***** Provided entries
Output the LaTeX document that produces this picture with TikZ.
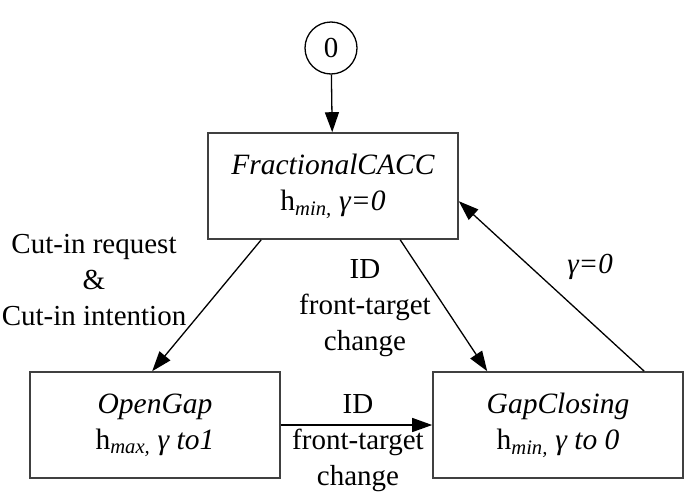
\documentclass[tikz,border=0pt]{standalone}
\usepackage{fontspec}
\setmainfont{Liberation Serif}
\usetikzlibrary{arrows.meta}
\tikzset{
  statebox/.style={draw=black!75, line width=1.6pt, minimum width=250pt, minimum height=106pt, align=center, inner sep=0pt, font=\fontsize{29.5}{36}\selectfont},
  lbl/.style={align=center, inner sep=0pt, font=\fontsize{29}{36}\selectfont},
  conn/.style={line width=1.3pt, -{Triangle[length=20pt,width=14pt]}}
}
\newcommand{\hsub}[1]{h\textsubscript{\itshape #1}}
\begin{document}
\begin{tikzpicture}[x=1pt,y=-1pt]
\useasboundingbox (0,0) rectangle (687,493);
\node[draw, line width=1.3pt, circle, minimum size=52pt, inner sep=0pt, font=\fontsize{29}{36}\selectfont] (s0) at (331,48) {0};
\node[statebox] (fc) at (333,186) {\textit{FractionalCACC}\\\hsub{min,} \textit{γ=0}};
\node[statebox] (og) at (155,425) {\textit{OpenGap}\\\hsub{max,} \textit{γ to1}};
\node[statebox] (gc) at (558,425) {\textit{GapClosing}\\\hsub{min,} \textit{γ to 0}};
\node[lbl] (l1) at (94,280) {Cut-in request\\\&\\Cut-in intention};
\node[lbl] (l2) at (365,308) {ID\\front-target\\change};
\node[lbl] (l3) at (358,443) {ID\\front-target\\change};
\node[lbl] (l4) at (590,267) {\textit{γ=0}};
\draw[conn] (s0) -- (fc);
\draw[conn] ([xshift=54pt]fc.south west) -- ([xshift=123pt]og.north west);
\draw[conn] ([xshift=193pt]fc.south west) -- ([xshift=55pt]gc.north west);
\draw[conn] ([xshift=212pt]gc.north west) -- ([yshift=-69pt]fc.north east);
\draw[conn] (og.east) -- (gc.west);
\end{tikzpicture}
\end{document}
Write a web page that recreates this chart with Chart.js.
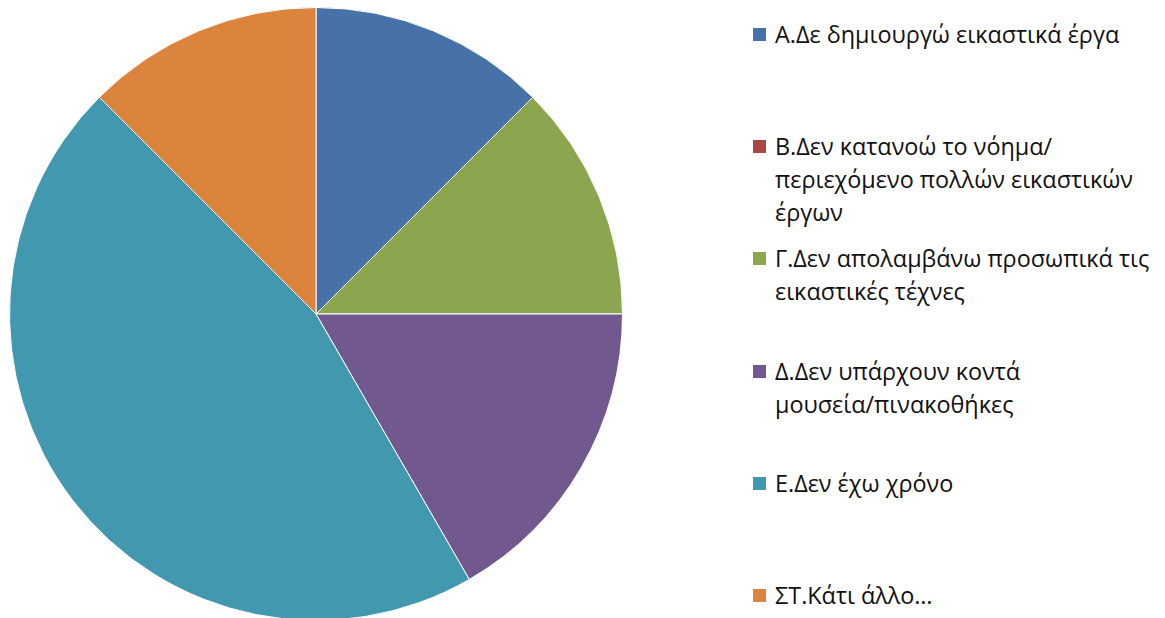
<!DOCTYPE html>
<html>
<head>
<meta charset="utf-8">
<script src="https://cdn.jsdelivr.net/npm/chart.js@4.4.1/dist/chart.umd.min.js"></script>
<style>
  html, body { margin: 0; padding: 0; width: 1165px; height: 618px; overflow: hidden; background: #fff; }
  #pieBox { position: absolute; left: 9px; top: 7px; width: 614px; height: 614px; }
  #legend { position: absolute; left: 0; top: 0; margin: 0; padding: 0; list-style: none; }
  #legend li { position: absolute; left: 753px; white-space: nowrap; font-family: "Open Sans", "Noto Sans", sans-serif; font-size: 23.4px; line-height: 33px; color: #111; }
  #legend .box { position: absolute; left: 0; top: 10px; width: 13px; height: 13px; }
  #legend .txt { position: absolute; left: 22px; top: 0; }
</style>
</head>
<body>
<div id="pieBox"><canvas id="pieChart" width="614" height="614"></canvas></div>
<ul id="legend"></ul>
<script>
// Danh mục (mỗi nhãn là các dòng đã ngắt sẵn như trong hình)
const labels = [
  ['Α.Δε δημιουργώ εικαστικά έργα'],
  ['Β.Δεν κατανοώ το νόημα/', 'περιεχόμενο πολλών εικαστικών', 'έργων'],
  ['Γ.Δεν απολαμβάνω προσωπικά τις', 'εικαστικές τέχνες'],
  ['Δ.Δεν υπάρχουν κοντά', 'μουσεία/πινακοθήκες'],
  ['Ε.Δεν έχω χρόνο'],
  ['ΣΤ.Κάτι άλλο…']
];
// Giá trị
const values = [3, 0, 3, 4, 11, 3];
const colors = ['#4672A7', '#AA4643', '#8BA64F', '#71588F', '#4198AF', '#DB843D'];

const ctx = document.getElementById('pieChart').getContext('2d');
const chart = new Chart(ctx, {
  type: 'pie',
  data: {
    labels: labels,
    datasets: [{
      data: values,
      backgroundColor: colors,
      borderColor: '#ffffff',
      borderWidth: 1
    }]
  },
  options: {
    responsive: false,
    animation: false,
    layout: { padding: 0 },
    plugins: {
      legend: { display: false },
      tooltip: { enabled: false }
    }
  }
});

// Chú thích bên phải
const legendEl = document.getElementById('legend');
labels.forEach((lines, i) => {
  const li = document.createElement('li');
  li.style.top = (18 + i * 112.2) + 'px';
  li.innerHTML = `<span class="box" style="background:${colors[i]}"></span>` +
    `<span class="txt">${lines.join('<br>')}</span>`;
  legendEl.appendChild(li);
});
</script>
</body>
</html>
**********
## [What to do]
Without the pictures, copy the material exactly as given.

## [The solution]
Output the LaTeX document that produces this picture with TikZ.
\documentclass[tikz,border=0pt]{standalone}
\usepackage{fontspec}
\setmainfont{Liberation Serif}
\usetikzlibrary{arrows.meta}
\tikzset{
  statebox/.style={draw=black!75, line width=1.6pt, minimum width=250pt, minimum height=106pt, align=center, inner sep=0pt, font=\fontsize{29.5}{36}\selectfont},
  lbl/.style={align=center, inner sep=0pt, font=\fontsize{29}{36}\selectfont},
  conn/.style={line width=1.3pt, -{Triangle[length=20pt,width=14pt]}}
}
\newcommand{\hsub}[1]{h\textsubscript{\itshape #1}}
\begin{document}
\begin{tikzpicture}[x=1pt,y=-1pt]
\useasboundingbox (0,0) rectangle (687,493);
\node[draw, line width=1.3pt, circle, minimum size=52pt, inner sep=0pt, font=\fontsize{29}{36}\selectfont] (s0) at (331,48) {0};
\node[statebox] (fc) at (333,186) {\textit{FractionalCACC}\\\hsub{min,} \textit{γ=0}};
\node[statebox] (og) at (155,425) {\textit{OpenGap}\\\hsub{max,} \textit{γ to1}};
\node[statebox] (gc) at (558,425) {\textit{GapClosing}\\\hsub{min,} \textit{γ to 0}};
\node[lbl] (l1) at (94,280) {Cut-in request\\\&\\Cut-in intention};
\node[lbl] (l2) at (365,308) {ID\\front-target\\change};
\node[lbl] (l3) at (358,443) {ID\\front-target\\change};
\node[lbl] (l4) at (590,267) {\textit{γ=0}};
\draw[conn] (s0) -- (fc);
\draw[conn] ([xshift=54pt]fc.south west) -- ([xshift=123pt]og.north west);
\draw[conn] ([xshift=193pt]fc.south west) -- ([xshift=55pt]gc.north west);
\draw[conn] ([xshift=212pt]gc.north west) -- ([yshift=-69pt]fc.north east);
\draw[conn] (og.east) -- (gc.west);
\end{tikzpicture}
\end{document}
Write a web page that recreates this chart with Chart.js.
<!DOCTYPE html>
<html>
<head>
<meta charset="utf-8">
<script src="https://cdn.jsdelivr.net/npm/chart.js@4.4.1/dist/chart.umd.min.js"></script>
<style>
  html, body { margin: 0; padding: 0; width: 1165px; height: 618px; overflow: hidden; background: #fff; }
  #pieBox { position: absolute; left: 9px; top: 7px; width: 614px; height: 614px; }
  #legend { position: absolute; left: 0; top: 0; margin: 0; padding: 0; list-style: none; }
  #legend li { position: absolute; left: 753px; white-space: nowrap; font-family: "Open Sans", "Noto Sans", sans-serif; font-size: 23.4px; line-height: 33px; color: #111; }
  #legend .box { position: absolute; left: 0; top: 10px; width: 13px; height: 13px; }
  #legend .txt { position: absolute; left: 22px; top: 0; }
</style>
</head>
<body>
<div id="pieBox"><canvas id="pieChart" width="614" height="614"></canvas></div>
<ul id="legend"></ul>
<script>
// Danh mục (mỗi nhãn là các dòng đã ngắt sẵn như trong hình)
const labels = [
  ['Α.Δε δημιουργώ εικαστικά έργα'],
  ['Β.Δεν κατανοώ το νόημα/', 'περιεχόμενο πολλών εικαστικών', 'έργων'],
  ['Γ.Δεν απολαμβάνω προσωπικά τις', 'εικαστικές τέχνες'],
  ['Δ.Δεν υπάρχουν κοντά', 'μουσεία/πινακοθήκες'],
  ['Ε.Δεν έχω χρόνο'],
  ['ΣΤ.Κάτι άλλο…']
];
// Giá trị
const values = [3, 0, 3, 4, 11, 3];
const colors = ['#4672A7', '#AA4643', '#8BA64F', '#71588F', '#4198AF', '#DB843D'];

const ctx = document.getElementById('pieChart').getContext('2d');
const chart = new Chart(ctx, {
  type: 'pie',
  data: {
    labels: labels,
    datasets: [{
      data: values,
      backgroundColor: colors,
      borderColor: '#ffffff',
      borderWidth: 1
    }]
  },
  options: {
    responsive: false,
    animation: false,
    layout: { padding: 0 },
    plugins: {
      legend: { display: false },
      tooltip: { enabled: false }
    }
  }
});

// Chú thích bên phải
const legendEl = document.getElementById('legend');
labels.forEach((lines, i) => {
  const li = document.createElement('li');
  li.style.top = (18 + i * 112.2) + 'px';
  li.innerHTML = `<span class="box" style="background:${colors[i]}"></span>` +
    `<span class="txt">${lines.join('<br>')}</span>`;
  legendEl.appendChild(li);
});
</script>
</body>
</html>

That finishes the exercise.